::: DATASET CONTENT

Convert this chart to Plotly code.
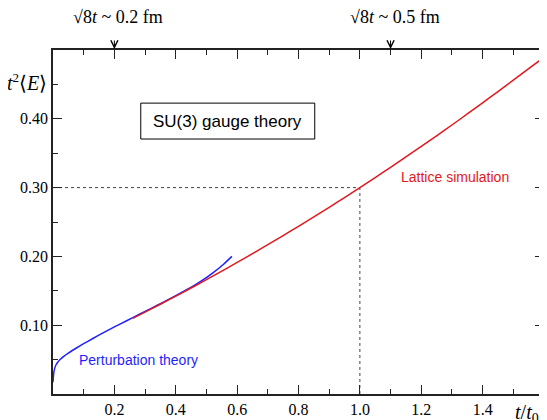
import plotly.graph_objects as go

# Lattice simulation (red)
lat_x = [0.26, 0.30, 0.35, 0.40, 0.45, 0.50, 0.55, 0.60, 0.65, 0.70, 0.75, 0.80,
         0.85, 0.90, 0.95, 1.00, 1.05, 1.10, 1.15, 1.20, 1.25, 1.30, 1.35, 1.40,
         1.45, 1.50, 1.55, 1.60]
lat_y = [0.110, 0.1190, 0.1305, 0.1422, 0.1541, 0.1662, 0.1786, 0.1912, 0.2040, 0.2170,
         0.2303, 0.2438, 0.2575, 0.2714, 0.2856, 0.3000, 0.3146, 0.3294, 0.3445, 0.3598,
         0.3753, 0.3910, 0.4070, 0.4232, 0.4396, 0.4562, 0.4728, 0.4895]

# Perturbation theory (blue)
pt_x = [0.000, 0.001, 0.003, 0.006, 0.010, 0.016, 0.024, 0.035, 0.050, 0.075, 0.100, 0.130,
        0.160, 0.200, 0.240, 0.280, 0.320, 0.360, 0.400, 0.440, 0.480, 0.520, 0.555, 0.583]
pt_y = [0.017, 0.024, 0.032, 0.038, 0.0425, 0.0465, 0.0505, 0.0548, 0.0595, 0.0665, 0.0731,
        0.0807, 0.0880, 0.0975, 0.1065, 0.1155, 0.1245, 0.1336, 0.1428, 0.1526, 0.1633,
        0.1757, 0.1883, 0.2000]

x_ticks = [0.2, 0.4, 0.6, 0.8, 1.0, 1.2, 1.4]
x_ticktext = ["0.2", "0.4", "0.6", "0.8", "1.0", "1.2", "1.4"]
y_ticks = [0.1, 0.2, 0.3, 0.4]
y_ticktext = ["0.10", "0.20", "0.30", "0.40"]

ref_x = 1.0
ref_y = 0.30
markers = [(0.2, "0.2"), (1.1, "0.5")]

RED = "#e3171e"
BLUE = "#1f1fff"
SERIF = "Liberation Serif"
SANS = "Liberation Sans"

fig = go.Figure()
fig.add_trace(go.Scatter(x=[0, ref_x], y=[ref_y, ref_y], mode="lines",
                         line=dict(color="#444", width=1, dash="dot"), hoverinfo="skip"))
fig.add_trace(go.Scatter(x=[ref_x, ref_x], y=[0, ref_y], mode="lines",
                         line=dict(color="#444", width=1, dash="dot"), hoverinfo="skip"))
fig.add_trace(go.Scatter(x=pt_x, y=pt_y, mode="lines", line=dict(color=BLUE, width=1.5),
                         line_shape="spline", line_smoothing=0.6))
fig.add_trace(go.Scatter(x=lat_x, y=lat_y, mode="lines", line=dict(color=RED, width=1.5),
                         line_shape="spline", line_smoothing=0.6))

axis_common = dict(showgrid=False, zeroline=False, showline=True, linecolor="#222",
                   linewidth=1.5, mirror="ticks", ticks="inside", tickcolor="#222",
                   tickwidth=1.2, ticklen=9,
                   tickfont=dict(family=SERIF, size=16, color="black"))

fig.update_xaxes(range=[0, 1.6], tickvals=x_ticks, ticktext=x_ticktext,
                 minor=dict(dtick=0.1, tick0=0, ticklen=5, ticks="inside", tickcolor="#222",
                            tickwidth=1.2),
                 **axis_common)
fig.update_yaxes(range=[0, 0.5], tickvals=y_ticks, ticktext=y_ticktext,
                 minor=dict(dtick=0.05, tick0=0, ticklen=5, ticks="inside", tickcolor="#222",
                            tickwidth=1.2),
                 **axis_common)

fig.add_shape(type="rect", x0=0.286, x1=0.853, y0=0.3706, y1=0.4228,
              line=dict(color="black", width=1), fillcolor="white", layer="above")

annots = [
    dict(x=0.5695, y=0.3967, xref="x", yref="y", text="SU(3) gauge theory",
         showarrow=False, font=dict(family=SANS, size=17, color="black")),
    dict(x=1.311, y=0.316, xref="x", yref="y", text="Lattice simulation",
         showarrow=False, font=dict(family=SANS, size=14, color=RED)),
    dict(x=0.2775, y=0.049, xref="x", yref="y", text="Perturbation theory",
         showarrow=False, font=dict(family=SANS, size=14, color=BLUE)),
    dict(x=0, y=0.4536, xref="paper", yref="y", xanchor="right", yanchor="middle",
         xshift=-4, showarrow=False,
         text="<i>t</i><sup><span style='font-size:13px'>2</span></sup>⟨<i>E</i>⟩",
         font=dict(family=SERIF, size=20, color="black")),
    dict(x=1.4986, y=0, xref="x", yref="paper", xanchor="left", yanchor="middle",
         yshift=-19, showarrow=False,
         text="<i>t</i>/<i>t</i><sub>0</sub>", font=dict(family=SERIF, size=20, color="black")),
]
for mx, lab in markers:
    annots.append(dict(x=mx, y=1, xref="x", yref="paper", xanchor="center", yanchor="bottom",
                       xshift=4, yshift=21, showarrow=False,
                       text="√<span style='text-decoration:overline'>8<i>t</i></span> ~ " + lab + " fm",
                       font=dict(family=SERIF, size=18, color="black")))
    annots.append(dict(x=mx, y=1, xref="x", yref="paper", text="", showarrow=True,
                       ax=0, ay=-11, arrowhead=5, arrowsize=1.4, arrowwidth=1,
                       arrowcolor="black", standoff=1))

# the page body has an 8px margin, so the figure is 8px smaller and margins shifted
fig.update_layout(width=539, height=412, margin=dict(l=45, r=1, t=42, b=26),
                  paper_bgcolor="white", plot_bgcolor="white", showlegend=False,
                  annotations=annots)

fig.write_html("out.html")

::::::

_TASK INSTRUCTIONS_:
Set every line down exactly as written, leaving each picture out.

_OUTPUT OF THE EXERCISE_:
Convert this chart to Plotly code.
import plotly.graph_objects as go

# Lattice simulation (red)
lat_x = [0.26, 0.30, 0.35, 0.40, 0.45, 0.50, 0.55, 0.60, 0.65, 0.70, 0.75, 0.80,
         0.85, 0.90, 0.95, 1.00, 1.05, 1.10, 1.15, 1.20, 1.25, 1.30, 1.35, 1.40,
         1.45, 1.50, 1.55, 1.60]
lat_y = [0.110, 0.1190, 0.1305, 0.1422, 0.1541, 0.1662, 0.1786, 0.1912, 0.2040, 0.2170,
         0.2303, 0.2438, 0.2575, 0.2714, 0.2856, 0.3000, 0.3146, 0.3294, 0.3445, 0.3598,
         0.3753, 0.3910, 0.4070, 0.4232, 0.4396, 0.4562, 0.4728, 0.4895]

# Perturbation theory (blue)
pt_x = [0.000, 0.001, 0.003, 0.006, 0.010, 0.016, 0.024, 0.035, 0.050, 0.075, 0.100, 0.130,
        0.160, 0.200, 0.240, 0.280, 0.320, 0.360, 0.400, 0.440, 0.480, 0.520, 0.555, 0.583]
pt_y = [0.017, 0.024, 0.032, 0.038, 0.0425, 0.0465, 0.0505, 0.0548, 0.0595, 0.0665, 0.0731,
        0.0807, 0.0880, 0.0975, 0.1065, 0.1155, 0.1245, 0.1336, 0.1428, 0.1526, 0.1633,
        0.1757, 0.1883, 0.2000]

x_ticks = [0.2, 0.4, 0.6, 0.8, 1.0, 1.2, 1.4]
x_ticktext = ["0.2", "0.4", "0.6", "0.8", "1.0", "1.2", "1.4"]
y_ticks = [0.1, 0.2, 0.3, 0.4]
y_ticktext = ["0.10", "0.20", "0.30", "0.40"]

ref_x = 1.0
ref_y = 0.30
markers = [(0.2, "0.2"), (1.1, "0.5")]

RED = "#e3171e"
BLUE = "#1f1fff"
SERIF = "Liberation Serif"
SANS = "Liberation Sans"

fig = go.Figure()
fig.add_trace(go.Scatter(x=[0, ref_x], y=[ref_y, ref_y], mode="lines",
                         line=dict(color="#444", width=1, dash="dot"), hoverinfo="skip"))
fig.add_trace(go.Scatter(x=[ref_x, ref_x], y=[0, ref_y], mode="lines",
                         line=dict(color="#444", width=1, dash="dot"), hoverinfo="skip"))
fig.add_trace(go.Scatter(x=pt_x, y=pt_y, mode="lines", line=dict(color=BLUE, width=1.5),
                         line_shape="spline", line_smoothing=0.6))
fig.add_trace(go.Scatter(x=lat_x, y=lat_y, mode="lines", line=dict(color=RED, width=1.5),
                         line_shape="spline", line_smoothing=0.6))

axis_common = dict(showgrid=False, zeroline=False, showline=True, linecolor="#222",
                   linewidth=1.5, mirror="ticks", ticks="inside", tickcolor="#222",
                   tickwidth=1.2, ticklen=9,
                   tickfont=dict(family=SERIF, size=16, color="black"))

fig.update_xaxes(range=[0, 1.6], tickvals=x_ticks, ticktext=x_ticktext,
                 minor=dict(dtick=0.1, tick0=0, ticklen=5, ticks="inside", tickcolor="#222",
                            tickwidth=1.2),
                 **axis_common)
fig.update_yaxes(range=[0, 0.5], tickvals=y_ticks, ticktext=y_ticktext,
                 minor=dict(dtick=0.05, tick0=0, ticklen=5, ticks="inside", tickcolor="#222",
                            tickwidth=1.2),
                 **axis_common)

fig.add_shape(type="rect", x0=0.286, x1=0.853, y0=0.3706, y1=0.4228,
              line=dict(color="black", width=1), fillcolor="white", layer="above")

annots = [
    dict(x=0.5695, y=0.3967, xref="x", yref="y", text="SU(3) gauge theory",
         showarrow=False, font=dict(family=SANS, size=17, color="black")),
    dict(x=1.311, y=0.316, xref="x", yref="y", text="Lattice simulation",
         showarrow=False, font=dict(family=SANS, size=14, color=RED)),
    dict(x=0.2775, y=0.049, xref="x", yref="y", text="Perturbation theory",
         showarrow=False, font=dict(family=SANS, size=14, color=BLUE)),
    dict(x=0, y=0.4536, xref="paper", yref="y", xanchor="right", yanchor="middle",
         xshift=-4, showarrow=False,
         text="<i>t</i><sup><span style='font-size:13px'>2</span></sup>⟨<i>E</i>⟩",
         font=dict(family=SERIF, size=20, color="black")),
    dict(x=1.4986, y=0, xref="x", yref="paper", xanchor="left", yanchor="middle",
         yshift=-19, showarrow=False,
         text="<i>t</i>/<i>t</i><sub>0</sub>", font=dict(family=SERIF, size=20, color="black")),
]
for mx, lab in markers:
    annots.append(dict(x=mx, y=1, xref="x", yref="paper", xanchor="center", yanchor="bottom",
                       xshift=4, yshift=21, showarrow=False,
                       text="√<span style='text-decoration:overline'>8<i>t</i></span> ~ " + lab + " fm",
                       font=dict(family=SERIF, size=18, color="black")))
    annots.append(dict(x=mx, y=1, xref="x", yref="paper", text="", showarrow=True,
                       ax=0, ay=-11, arrowhead=5, arrowsize=1.4, arrowwidth=1,
                       arrowcolor="black", standoff=1))

# the page body has an 8px margin, so the figure is 8px smaller and margins shifted
fig.update_layout(width=539, height=412, margin=dict(l=45, r=1, t=42, b=26),
                  paper_bgcolor="white", plot_bgcolor="white", showlegend=False,
                  annotations=annots)

fig.write_html("out.html")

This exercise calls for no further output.